Swap Language founders Allan Hermansen and Nichlas Walsted, both IT communications Master’s students at Aarhus University, believe that these in-person conversations are the path to true fluency, even in the age of translation technology and language apps.

“Duolingo is one of these many apps that teach you sentences, and you have fun on your phone for five minutes and that is it,” says Hermansen. “But languages are all about communicating. I learned Spanish by traveling and just by meeting people on the street. That’s something that I would never be able to learn from an application or an online Skype communication.”

Language partners and meetups    

Here’s how Swap Language works. Users sign up for the online program, sharing their location, the languages they speak and the languages they want to learn. Users can browse potential language partners and set up a time to talk either online or in person. There are also in-person meetups with bigger groups of language learners, like the one at Tir Na Nog in Aarhus.

In language trouble in Argentina

The idea for the startup came from Hermansen’s own challenges learning Spanish in Argentina. He had studied the language for several years and practiced with Argentinian friends while traveling in New Zealand, but when he arrived in Buenos Aires,  he realized he was in over his head.

“After two weeks of not being able to communicate…that almost made me buy a ticket home,” he says. “So I started taking this seriously.”

He signed up for an intensive language class and started his own mini-language experiments, stopping people on the street and asking ‘Do you know where the supermarket is?’ And even though he could only understand a bit of what they said - Argentinians speak very fast, he notes - he picked up on the tone and body language that helped him understand the nuances of the language.

Conversations with native speakers help you learn faster

Hermansen’s personal experience learning Spanish is backed up by language research as well. Studies on learning a second language have generally concluded that classroom instruction is better. However, in 2012 researchers from Georgetown University found that immersion, including conversations with native speakers, helps people learn a language faster and develop full native-like brain processing of grammar.

Popular service

And there definitely appears to be an appetite for the service among language enthusiasts. Since launching in 2015, Swap Language has grown to over 4,500 members across nearly 100 countries, with meet-ups popping up across Europe. The most popular languages include Danish, German, French and Spanish, but users speak languages from around the world, including Chinese, Hungarian, Bengali, and Swahili.  

Danish may soon become even more in-demand on the platform. A new tax agreement is set to end subsidies for free Danish classes for foreigners. Starting July 1, each module will cost 2,000 kroner ().
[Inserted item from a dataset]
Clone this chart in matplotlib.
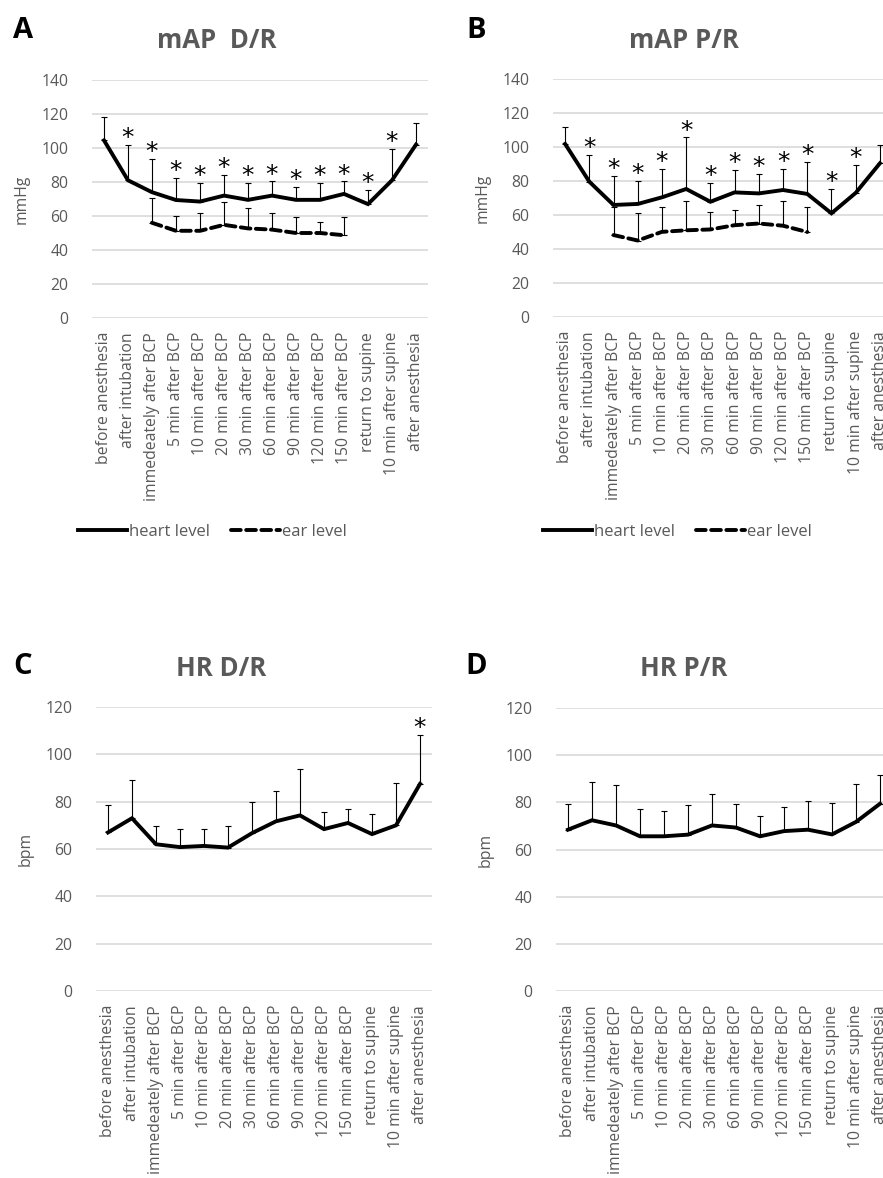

Given that Aarhus and Copenhagen already have the most members of any city on the platform, particularly among foreigners who want to learn Danish, Hermansen sees this as an opportunity for the startup. 
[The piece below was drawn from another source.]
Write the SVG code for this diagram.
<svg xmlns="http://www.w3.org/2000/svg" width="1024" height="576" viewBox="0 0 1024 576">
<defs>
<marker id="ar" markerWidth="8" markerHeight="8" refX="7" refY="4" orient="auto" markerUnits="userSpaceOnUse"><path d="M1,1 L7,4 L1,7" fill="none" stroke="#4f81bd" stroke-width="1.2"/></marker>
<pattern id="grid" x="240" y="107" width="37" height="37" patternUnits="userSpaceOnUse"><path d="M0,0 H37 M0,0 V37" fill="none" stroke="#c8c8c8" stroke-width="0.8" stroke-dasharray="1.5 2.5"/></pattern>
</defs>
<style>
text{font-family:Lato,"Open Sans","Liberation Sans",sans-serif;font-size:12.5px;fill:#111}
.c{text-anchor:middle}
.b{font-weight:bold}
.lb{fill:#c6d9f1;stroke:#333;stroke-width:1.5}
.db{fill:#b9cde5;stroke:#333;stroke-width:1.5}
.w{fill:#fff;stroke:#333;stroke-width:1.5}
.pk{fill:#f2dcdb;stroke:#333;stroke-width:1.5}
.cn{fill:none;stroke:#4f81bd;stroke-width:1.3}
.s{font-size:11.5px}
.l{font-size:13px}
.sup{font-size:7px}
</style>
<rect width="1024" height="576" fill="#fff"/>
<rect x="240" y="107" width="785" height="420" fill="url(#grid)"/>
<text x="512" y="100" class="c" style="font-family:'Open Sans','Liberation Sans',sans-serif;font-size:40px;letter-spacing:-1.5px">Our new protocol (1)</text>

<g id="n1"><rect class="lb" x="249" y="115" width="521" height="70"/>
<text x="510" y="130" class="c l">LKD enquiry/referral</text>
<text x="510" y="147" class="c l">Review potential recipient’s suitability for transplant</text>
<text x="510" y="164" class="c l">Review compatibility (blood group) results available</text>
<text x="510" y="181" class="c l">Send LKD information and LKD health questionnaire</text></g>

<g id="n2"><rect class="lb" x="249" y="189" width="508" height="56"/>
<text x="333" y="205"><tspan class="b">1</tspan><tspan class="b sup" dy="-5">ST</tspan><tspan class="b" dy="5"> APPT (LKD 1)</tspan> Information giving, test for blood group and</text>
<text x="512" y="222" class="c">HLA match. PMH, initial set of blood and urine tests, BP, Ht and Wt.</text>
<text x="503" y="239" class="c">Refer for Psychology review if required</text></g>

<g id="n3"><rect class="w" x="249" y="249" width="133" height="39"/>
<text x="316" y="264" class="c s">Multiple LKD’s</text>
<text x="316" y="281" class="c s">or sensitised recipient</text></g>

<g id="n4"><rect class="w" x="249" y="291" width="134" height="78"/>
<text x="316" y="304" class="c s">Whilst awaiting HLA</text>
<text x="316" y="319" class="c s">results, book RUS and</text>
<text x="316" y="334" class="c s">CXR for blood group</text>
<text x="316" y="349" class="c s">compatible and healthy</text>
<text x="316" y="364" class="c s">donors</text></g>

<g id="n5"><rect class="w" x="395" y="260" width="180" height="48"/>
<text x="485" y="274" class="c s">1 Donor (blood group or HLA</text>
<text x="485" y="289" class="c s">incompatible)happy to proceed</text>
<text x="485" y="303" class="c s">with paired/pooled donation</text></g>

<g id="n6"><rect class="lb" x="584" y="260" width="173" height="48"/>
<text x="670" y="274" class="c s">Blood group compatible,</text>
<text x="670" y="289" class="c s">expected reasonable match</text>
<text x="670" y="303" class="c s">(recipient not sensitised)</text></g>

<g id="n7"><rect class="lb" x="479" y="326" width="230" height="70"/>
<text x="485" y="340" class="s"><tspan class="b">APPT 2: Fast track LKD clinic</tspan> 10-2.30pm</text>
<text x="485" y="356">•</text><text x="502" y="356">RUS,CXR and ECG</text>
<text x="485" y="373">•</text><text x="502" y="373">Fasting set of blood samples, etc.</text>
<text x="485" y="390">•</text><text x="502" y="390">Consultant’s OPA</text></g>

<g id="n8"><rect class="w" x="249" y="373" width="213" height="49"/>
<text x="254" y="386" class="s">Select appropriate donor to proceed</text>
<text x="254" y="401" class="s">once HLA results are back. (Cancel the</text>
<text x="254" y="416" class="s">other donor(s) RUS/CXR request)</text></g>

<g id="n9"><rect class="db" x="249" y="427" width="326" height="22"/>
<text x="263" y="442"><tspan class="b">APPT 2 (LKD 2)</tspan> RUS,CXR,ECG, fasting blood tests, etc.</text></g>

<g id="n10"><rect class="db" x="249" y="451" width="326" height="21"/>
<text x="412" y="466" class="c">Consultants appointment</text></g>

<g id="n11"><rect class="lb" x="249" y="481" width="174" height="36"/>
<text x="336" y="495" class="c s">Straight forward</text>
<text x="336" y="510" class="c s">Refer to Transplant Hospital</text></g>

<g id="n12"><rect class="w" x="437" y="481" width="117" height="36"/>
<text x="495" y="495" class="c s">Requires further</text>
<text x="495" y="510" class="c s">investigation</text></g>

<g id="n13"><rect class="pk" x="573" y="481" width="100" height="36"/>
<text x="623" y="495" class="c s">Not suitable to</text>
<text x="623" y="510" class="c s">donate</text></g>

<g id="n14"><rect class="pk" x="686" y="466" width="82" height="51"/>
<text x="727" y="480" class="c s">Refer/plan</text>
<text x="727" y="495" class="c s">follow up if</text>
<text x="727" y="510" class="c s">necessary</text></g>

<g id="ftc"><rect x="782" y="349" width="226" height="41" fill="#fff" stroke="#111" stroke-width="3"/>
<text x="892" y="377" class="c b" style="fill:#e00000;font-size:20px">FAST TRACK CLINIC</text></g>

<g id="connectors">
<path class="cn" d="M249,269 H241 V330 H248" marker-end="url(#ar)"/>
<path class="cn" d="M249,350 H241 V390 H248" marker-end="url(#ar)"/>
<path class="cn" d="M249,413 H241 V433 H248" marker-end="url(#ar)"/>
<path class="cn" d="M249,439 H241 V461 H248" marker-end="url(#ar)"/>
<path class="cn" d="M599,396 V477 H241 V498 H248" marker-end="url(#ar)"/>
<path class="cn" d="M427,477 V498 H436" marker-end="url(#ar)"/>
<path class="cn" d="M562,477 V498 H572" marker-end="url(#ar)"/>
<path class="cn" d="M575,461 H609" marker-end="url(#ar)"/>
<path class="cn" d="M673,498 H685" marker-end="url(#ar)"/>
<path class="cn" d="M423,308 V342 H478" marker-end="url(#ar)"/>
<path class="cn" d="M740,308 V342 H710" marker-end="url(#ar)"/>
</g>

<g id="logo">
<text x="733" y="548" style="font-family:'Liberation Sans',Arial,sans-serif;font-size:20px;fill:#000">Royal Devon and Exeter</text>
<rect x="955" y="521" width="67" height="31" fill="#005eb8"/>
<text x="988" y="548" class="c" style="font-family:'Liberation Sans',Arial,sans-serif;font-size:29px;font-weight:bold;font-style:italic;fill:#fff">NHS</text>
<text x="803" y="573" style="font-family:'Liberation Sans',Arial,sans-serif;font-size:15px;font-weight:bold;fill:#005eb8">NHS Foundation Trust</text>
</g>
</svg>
READ MORE: International students and employees at AU must pay for tax cuts

A way to practice your language skills

But Mette Lange, deputy head of the language center Laerdansk Aarhus, insists that this service should be seen as supplementary.
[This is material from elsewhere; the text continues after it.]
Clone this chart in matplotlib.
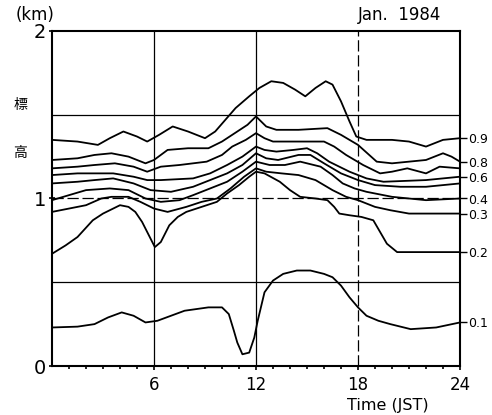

“I see Swap Language as a way to practice what you are already familiar with from the teaching in classes,” states Lange in an email. “Language teaching is a job for specially educated language teachers.”

Not perfect - and that's fine 

However, Swap Language’s users at Tir Na Nog appreciate the startup’s horizontal approach to language learning. 

“You know that the other person is also trying to learn a language, and that makes it easier for you,” says Quiroga, who hails from Colombia. “You understand the other person wants to communicate but may not be able to say it perfectly. And that’s fine. When you interact with native Danes in daily life, they speak really fast and switch to English.”

“That’s super important, because in this context everybody understands the language level is nonexistent or very low,” adds Finnish Tiihonen. “To know that the other person is aware of that, I don’t get these weird facial expressions like ‘What did you say?’ It’s more like ‘Yeah, yeah, go on! Go on!’ That’s the magic.”

Facing stiff competition

Photo: Lars Kruse

Hermansen and Walsted plan to work on Swap Language full time after graduation. The startup is currently pre-revenue, and a major focus moving forward will be on revenue models and potentially raising funds to keep the startup going.

They will face stiff competition. Language tech superstars Duolingo and Rosetta Stone have millions of users combined. And Google recently debuted a pair of headphones that whisper live translations in your ear and and broadcast your translated response through a speaker.

But Hermansen believes that the mutual vulnerability and compassion that comes with learning a language is what will keep Swap Language afloat, even in such a competitive industry.

“If you talk to a person in a language he understands it goes to his head. But if you talk to a man in his own language he grew up with, you talk to his heart,” he says, quoting Nelson Mandela. “If you show a person that you really sat down and understood his language, his culture, and the way you speak, just like him, he will do anything for you. And he will be a good friend, just by learning a language. And that’s something that an earplug will never be able to do.”